### INFORMATION SUPPLIED

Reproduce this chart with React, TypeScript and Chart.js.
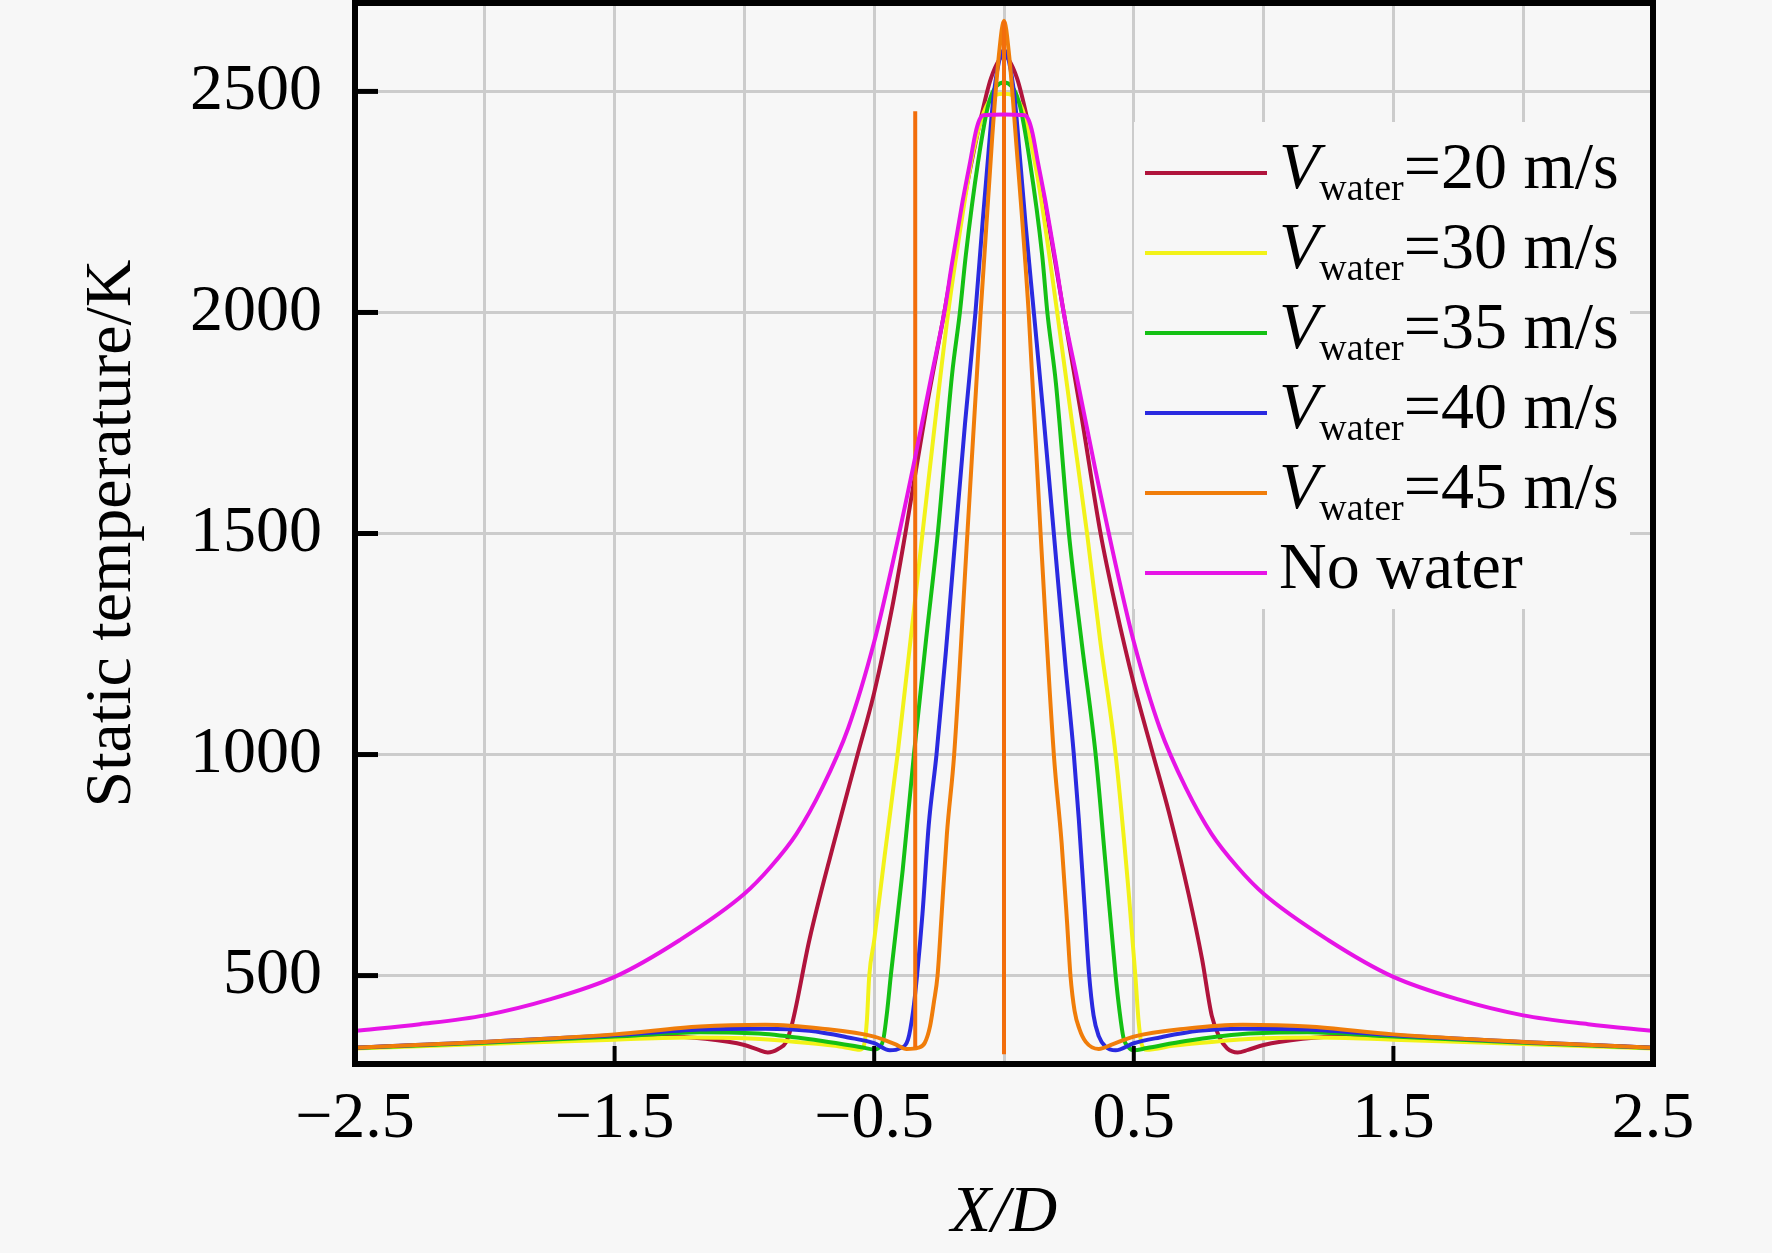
import { useEffect, useRef } from 'react';
import { Chart, registerables } from 'chart.js';

Chart.register(...registerables);

const FONT = "'Liberation Serif', 'Times New Roman', Times, serif";

// axis ticks
const X_GRID = [-2.5, -2, -1.5, -1, -0.5, 0, 0.5, 1, 1.5, 2, 2.5];
const X_LABELED = [-2.5, -1.5, -0.5, 0.5, 1.5, 2.5];
const Y_TICKS = [500, 1000, 1500, 2000, 2500];

// [X/D, static temperature K]
const V20: [number, number][] = [
  [-2.5, 337], [-2.0, 348], [-1.5, 360], [-1.3, 363], [-1.15, 357], [-1.0, 343], [-0.95, 333],
  [-0.91, 326], [-0.87, 334], [-0.84, 349], [-0.815, 394], [-0.75, 580], [-0.66, 790],
  [-0.564, 1000], [-0.5, 1140], [-0.43, 1335], [-0.38, 1500], [-0.3, 1780], [-0.23, 2000],
  [-0.16, 2235], [-0.1, 2410], [-0.05, 2530], [0, 2580], [0.05, 2530], [0.1, 2410], [0.16, 2240],
  [0.23, 2000], [0.3, 1760], [0.372, 1500], [0.43, 1335], [0.5, 1160], [0.574, 1000],
  [0.635, 870], [0.712, 682], [0.763, 537], [0.8, 410], [0.83, 360], [0.86, 335], [0.9, 326],
  [0.94, 332], [1.0, 343], [1.15, 357], [1.3, 363], [1.5, 360], [2.0, 348], [2.5, 337],
];

const V30: [number, number][] = [
  [-2.5, 335], [-2.0, 345], [-1.5, 355], [-1.2, 360], [-1.0, 358], [-0.8, 350], [-0.65, 341],
  [-0.58, 334], [-0.555, 332], [-0.538, 345], [-0.528, 400], [-0.519, 500], [-0.5, 580],
  [-0.46, 770], [-0.41, 1000], [-0.314, 1500], [-0.26, 1780], [-0.215, 2000], [-0.16, 2220],
  [-0.12, 2360], [-0.065, 2470], [0, 2495], [0.065, 2468], [0.125, 2320], [0.205, 2000],
  [0.26, 1760], [0.32, 1500], [0.37, 1260], [0.43, 1000], [0.48, 690], [0.506, 500], [0.518, 400],
  [0.53, 345], [0.55, 332], [0.58, 334], [0.65, 341], [0.8, 350], [1.0, 358], [1.2, 360],
  [1.5, 355], [2.0, 345], [2.5, 335],
];

const V35: [number, number][] = [
  [-2.5, 336], [-2.0, 348], [-1.5, 362], [-1.17, 372], [-0.92, 368], [-0.7, 352], [-0.55, 338],
  [-0.5, 333], [-0.48, 338], [-0.465, 355], [-0.45, 420], [-0.436, 500], [-0.39, 740],
  [-0.347, 1000], [-0.3, 1261], [-0.255, 1500], [-0.2, 1860], [-0.17, 2000], [-0.147, 2130],
  [-0.1, 2340], [-0.058, 2475], [0, 2520], [0.058, 2475], [0.1, 2340], [0.147, 2130],
  [0.167, 2000], [0.2, 1840], [0.25, 1500], [0.3, 1250], [0.353, 1000], [0.39, 760], [0.43, 500],
  [0.445, 420], [0.46, 360], [0.48, 338], [0.5, 331], [0.55, 336], [0.7, 352], [0.92, 368],
  [1.17, 372], [1.5, 362], [2.0, 348], [2.5, 336],
];

const V40: [number, number][] = [
  [-2.5, 337], [-2.0, 350], [-1.5, 365], [-1.17, 378], [-0.92, 380], [-0.75, 375], [-0.6, 360],
  [-0.5, 347], [-0.44, 331], [-0.4, 336], [-0.37, 355], [-0.35, 420], [-0.335, 500],
  [-0.314, 640], [-0.29, 840], [-0.26, 1000], [-0.224, 1232], [-0.186, 1500], [-0.15, 1750],
  [-0.11, 2000], [-0.083, 2200], [-0.06, 2360], [-0.04, 2490], [-0.02, 2565], [0, 2595],
  [0.02, 2565], [0.04, 2490], [0.06, 2360], [0.083, 2200], [0.115, 2000], [0.15, 1780],
  [0.192, 1500], [0.237, 1200], [0.269, 1000], [0.288, 855], [0.31, 660], [0.327, 508],
  [0.345, 410], [0.365, 363], [0.39, 340], [0.43, 331], [0.5, 347], [0.6, 360], [0.75, 375],
  [0.92, 380], [1.17, 378], [1.5, 365], [2.0, 350], [2.5, 337],
];

const V45: [number, number][] = [
  [-2.5, 337], [-2.0, 350], [-1.5, 367], [-1.17, 385], [-0.92, 389], [-0.7, 380], [-0.5, 362],
  [-0.42, 345], [-0.375, 334], [-0.33, 337], [-0.305, 348], [-0.285, 385], [-0.27, 440],
  [-0.256, 500], [-0.24, 640], [-0.22, 820], [-0.192, 1000], [-0.141, 1500], [-0.09, 2000],
  [-0.045, 2400], [-0.02, 2580], [0, 2660], [0.02, 2580], [0.045, 2400], [0.095, 2000],
  [0.141, 1500], [0.192, 1000], [0.222, 800], [0.243, 620], [0.256, 500], [0.272, 420],
  [0.29, 380], [0.315, 350], [0.365, 334], [0.42, 345], [0.5, 362], [0.7, 380], [0.92, 389],
  [1.17, 385], [1.5, 367], [2.0, 350], [2.5, 337],
];

// the two vertical jumps in the 45 m/s curve
const V45_JUMP_A: [number, number][] = [[-0.342, 338], [-0.342, 2455]];
const V45_JUMP_B: [number, number][] = [[0, 322], [0, 2660]];

const NO_WATER: [number, number][] = [
  [-2.5, 375], [-2.25, 390], [-2.0, 410], [-1.75, 446], [-1.5, 497], [-1.25, 580], [-1.0, 685],
  [-0.9, 745], [-0.8, 820], [-0.7, 925], [-0.6, 1060], [-0.5, 1255], [-0.43, 1430], [-0.35, 1650],
  [-0.28, 1855], [-0.23, 2000], [-0.2, 2112], [-0.16, 2250], [-0.13, 2342], [-0.11, 2405],
  [-0.095, 2435], [-0.08, 2446], [0, 2448], [0.08, 2446], [0.095, 2435], [0.11, 2405],
  [0.13, 2342], [0.16, 2250], [0.2, 2112], [0.23, 2000], [0.28, 1855], [0.35, 1650], [0.43, 1430],
  [0.5, 1255], [0.6, 1060], [0.7, 925], [0.8, 820], [0.9, 745], [1.0, 685], [1.25, 580],
  [1.5, 497], [1.75, 446], [2.0, 410], [2.25, 390], [2.5, 375],
];

const LEGEND = [
  { text: '=20 m/s', sub: true, color: '#b0143c' },
  { text: '=30 m/s', sub: true, color: '#f2f218' },
  { text: '=35 m/s', sub: true, color: '#14c014' },
  { text: '=40 m/s', sub: true, color: '#2a2ae0' },
  { text: '=45 m/s', sub: true, color: '#f07d0a' },
  { text: 'No water', sub: false, color: '#e614e6' },
];

const toXY = (pts: [number, number][]) => pts.map(([x, y]) => ({ x, y }));

const fmtX = (v: number) => (v < 0 ? '\u2212' + Math.abs(v).toFixed(1) : v.toFixed(1));

const framePlugin = {
  id: 'frame',
  afterDatasetsDraw(chart: any) {
    const { ctx, chartArea: a, scales } = chart;
    ctx.save();
    ctx.strokeStyle = '#000';
    ctx.lineWidth = 4;
    X_LABELED.forEach((v) => {
      const px = scales.x.getPixelForValue(v);
      ctx.beginPath();
      ctx.moveTo(px, a.bottom);
      ctx.lineTo(px, a.bottom - 18);
      ctx.stroke();
    });
    ctx.lineWidth = 5;
    Y_TICKS.forEach((v) => {
      const py = scales.y.getPixelForValue(v);
      ctx.beginPath();
      ctx.moveTo(a.left, py);
      ctx.lineTo(a.left + 23, py);
      ctx.stroke();
    });
    ctx.lineWidth = 6;
    ctx.strokeRect(a.left, a.top, a.right - a.left, a.bottom - a.top);
    ctx.restore();
  },
};

const legendPlugin = {
  id: 'subLegend',
  afterDraw(chart: any) {
    const { ctx, chartArea: a } = chart;
    ctx.save();
    // legend box hides the grid behind it
    ctx.fillStyle = '#f7f7f7';
    ctx.fillRect(a.left + 779, a.top + 119, 496, 487);
    ctx.textBaseline = 'alphabetic';
    LEGEND.forEach((item, i) => {
      const y = a.top + 170 + 80 * i;
      ctx.strokeStyle = item.color;
      ctx.lineWidth = 4;
      ctx.beginPath();
      ctx.moveTo(a.left + 790, y);
      ctx.lineTo(a.left + 912, y);
      ctx.stroke();
      ctx.fillStyle = '#000';
      let tx = a.left + 924;
      const base = y + 15;
      if (item.sub) {
        ctx.font = `italic 66px ${FONT}`;
        ctx.fillText('V', tx, base);
        tx += ctx.measureText('V').width;
        ctx.font = `38px ${FONT}`;
        ctx.fillText('water', tx, base + 12);
        tx += ctx.measureText('water').width;
      }
      ctx.font = `66px ${FONT}`;
      ctx.fillText(item.text, tx, base);
    });
    ctx.restore();
  },
};

export default function App() {
  const canvasRef = useRef<HTMLCanvasElement | null>(null);
  const chartRef = useRef<Chart | null>(null);

  useEffect(() => {
    document.body.style.margin = '0';
    document.body.style.background = '#f7f7f7';
    if (!canvasRef.current) return;
    if (chartRef.current) chartRef.current.destroy();

    const line = (data: [number, number][], color: string, order: number, smooth = true) => ({
      data: toXY(data),
      borderColor: color,
      backgroundColor: color,
      borderWidth: 4,
      pointRadius: 0,
      fill: false,
      order,
      cubicInterpolationMode: smooth ? ('monotone' as const) : ('default' as const),
      tension: smooth ? 0.4 : 0,
    });

    chartRef.current = new Chart(canvasRef.current, {
      type: 'line',
      data: {
        datasets: [
          line(V20, LEGEND[0].color, 7),
          line(V30, LEGEND[1].color, 6),
          line(V35, LEGEND[2].color, 5),
          line(V40, LEGEND[3].color, 4),
          line(V45, LEGEND[4].color, 3),
          line(V45_JUMP_A, '#f26e0c', 2, false),
          line(V45_JUMP_B, '#f26e0c', 2, false),
          line(NO_WATER, LEGEND[5].color, 1),
        ],
      },
      options: {
        responsive: true,
        maintainAspectRatio: false,
        animation: false,
        devicePixelRatio: 1,
        layout: { padding: { top: 3, right: 119, bottom: 0, left: 0 } },
        plugins: { legend: { display: false }, tooltip: { enabled: false } },
        scales: {
          x: {
            type: 'linear',
            min: -2.5,
            max: 2.5,
            afterBuildTicks: (s: any) => {
              s.ticks = X_GRID.map((value) => ({ value }));
            },
            afterFit: (s: any) => {
              s.height = 189;
              s.paddingLeft = 0;
              s.paddingRight = 0;
            },
            ticks: {
              autoSkip: false,
              maxRotation: 0,
              padding: 16,
              color: '#000',
              font: { family: FONT, size: 66 },
              callback: (v: any) => (X_LABELED.some((l) => Math.abs(l - v) < 1e-6) ? fmtX(Number(v)) : ''),
            },
            grid: { color: '#cccccc', lineWidth: 3, drawTicks: false },
            border: { display: false },
            title: {
              display: true,
              text: 'X/D',
              color: '#000',
              font: { family: FONT, size: 66, style: 'italic' },
              padding: { top: 0, bottom: 0 },
            },
          },
          y: {
            type: 'linear',
            min: 300,
            max: 2700,
            afterBuildTicks: (s: any) => {
              s.ticks = Y_TICKS.map((value) => ({ value }));
            },
            afterFit: (s: any) => {
              s.width = 355;
              s.paddingTop = 0;
              s.paddingBottom = 0;
            },
            ticks: {
              autoSkip: false,
              padding: 33,
              color: '#000',
              font: { family: FONT, size: 66 },
              callback: (v: any) => String(v),
            },
            grid: { color: '#cccccc', lineWidth: 3, drawTicks: false },
            border: { display: false },
            title: {
              display: true,
              text: 'Static temperature/K',
              color: '#000',
              font: { family: FONT, size: 66 },
              padding: { top: 73, bottom: 0 },
            },
          },
        },
      },
      plugins: [framePlugin, legendPlugin],
    });

    return () => {
      if (chartRef.current) {
        chartRef.current.destroy();
        chartRef.current = null;
      }
    };
  }, []);

  return (
    <div style={{ width: 1772, height: 1253, position: 'relative', background: '#f7f7f7' }}>
      <canvas ref={canvasRef} />
    </div>
  );
}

######

» SET EXERCISE:
From the first line above to the line containing "const Y_TICKS = [500, 1000, 1500, 2000, 2500];", repeat each line exactly. Pictures stay out.

» WRITTEN REPLY:
Reproduce this chart with React, TypeScript and Chart.js.
import { useEffect, useRef } from 'react';
import { Chart, registerables } from 'chart.js';

Chart.register(...registerables);

const FONT = "'Liberation Serif', 'Times New Roman', Times, serif";

// axis ticks
const X_GRID = [-2.5, -2, -1.5, -1, -0.5, 0, 0.5, 1, 1.5, 2, 2.5];
const X_LABELED = [-2.5, -1.5, -0.5, 0.5, 1.5, 2.5];
const Y_TICKS = [500, 1000, 1500, 2000, 2500];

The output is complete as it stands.